Fans, many of whom believe that Snider cares more about his beloved Flyers than his ugly-duckling basketball team, will hope new ownership breathes life into the perpetually mediocre franchise.
Snider, for his part, will be able to focus on his other ventures and avoid a potentially costly player lockout this summer.
While the Sixers may be one of the most boring, least star-studded teams in the NBA, this could turn about to be a steal for Harris and friends. Here’s why.
Forbes valued the Sixers at $330 million in January, ranking them 17th among NBA teams. In a lot of ways, this ranking is understandable. In the past three years attendance at the Wells Fargo centre has been horrific: 23rd in 2009, 26th in 2010, and 25th in 2011. Those numbers are even more embarrassing considering that the Sixers made the playoffs in two of those years.
During this period, the Philly front office mismanaged the team into the uninteresting, middle-of-the-road group that’s such a chore to watch 82 times a year.
They have sunk too much money into too many overvalued players (looking at you, Elton Brand and Andrew Iguodala). This effectively put them in NBA limbo — too good too earn the high draft pick it takes to luck into a star, but lacking the cap room necessary to sign a difference-maker. Even when they fell into the second-overall pick in the 2010 draft, no potential superstars were on the board and they ended up with Evan Turner.
So without a star or a legitimate chance of winning interested has dwindled, TV ratings have sagged, and the Sixers’ value has fallen just below Utah’s.
But this does not have to be the case.
As the fifth-largest metro area in the country, Philadelphia has an inherent advantage over its competitors.
Seven of the eight most valuable franchises in the NBA – New York, Los Angeles, Chicago, Boston, Houston, Dallas, Miami, and Phoenix – call one of the 10-largest metro areas home.
Simply put, to be one of the richest franchises in the league, you have to be located in a big-time city. Only a few franchises have that luxury, and the Sixers are one of them.
To monetise this inherent advantage, the Sixers have to overcome a disturbingly low level of local interest that has become the norm since Iverson left.

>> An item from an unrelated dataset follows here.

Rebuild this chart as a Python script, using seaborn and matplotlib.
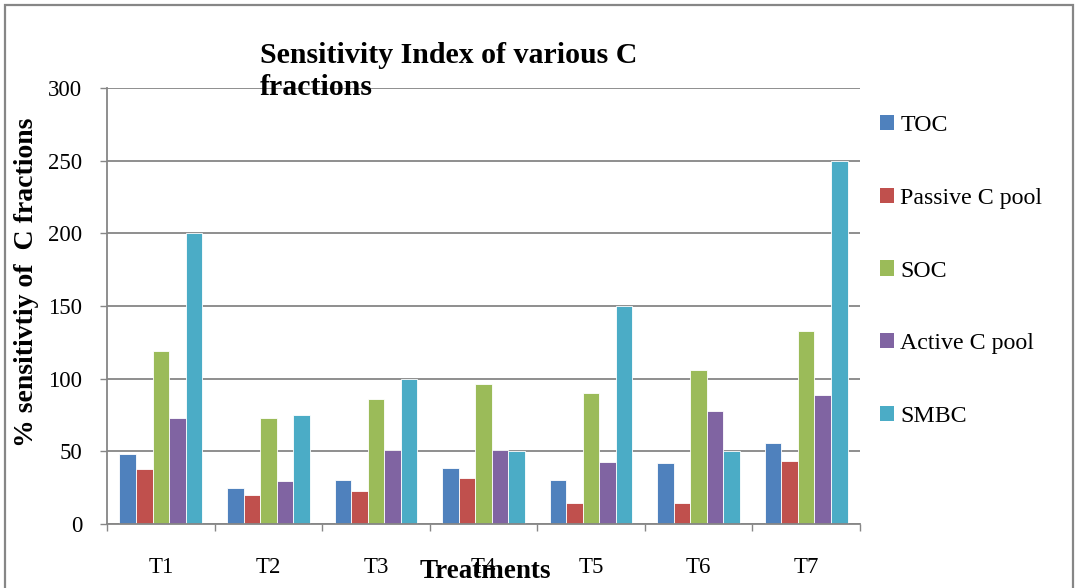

In a sports-mad city, the Sixers are by far the least popular of the four major pro teams. The Phillies 2008 World Series title placed them in a class above the rest in the minds of Philadelphia sports fans. The Eagles are consistently a contender in the country’s most popular sports. The Flyers have a loyal following and an owner (ironically, Ed Snider) obsessed with winning a Stanley’s Cup.
The Sixers? Eh, not so much.
But as hard as it will be to get out of local sports cellar, there is already a precedent for such a rise: the transformation of the Phillies since 2002.
In 2001 and 2002 the Phillies ranked 24th in the majors in attendance, averaging just 21,000 fans per game. Now, the Phillies are the sixth-most valuable franchise in the league, and will sell out their 168th-straight game tonight.
There’s no reason why the Sixers can’t be this decade’s Phillies.
With a revamped front office that resists handing out multi-year contracts to the Jason Kaponos of the world, the Sixers should be able to unload Andre Iguodala for a young player that can complement the promising Jrue Holliday-Evan Turner backcourt. From there, they can let the team develop until the 2012-2013 season when they will have enough salary cap room to add a legitimate superstar (assuming the cap rules are similar to what they are now).
But perhaps the biggest thing Harris and his buddies have working for them is the dirty little secret of Philadelphia sports: Philly is a basketball town.
This sounds counter-intuitive considering the popularity of the Phillies and Eagles in recent years. But if you take all levels of the sport — from the NBA to Junior ABA — basketball is bigger than baseball or football in Philly by far. The city supports five major college teams and a high school scene that’s (as I’ve witnessed) surprisingly intense.
If Harris and friends can turn the Sixers into a contending team with at least one star, they can tap into the passion for the sport that already exists in pickup games and college arenas all over town. And if they tap into that passion, $290 million will seem like highway robbery.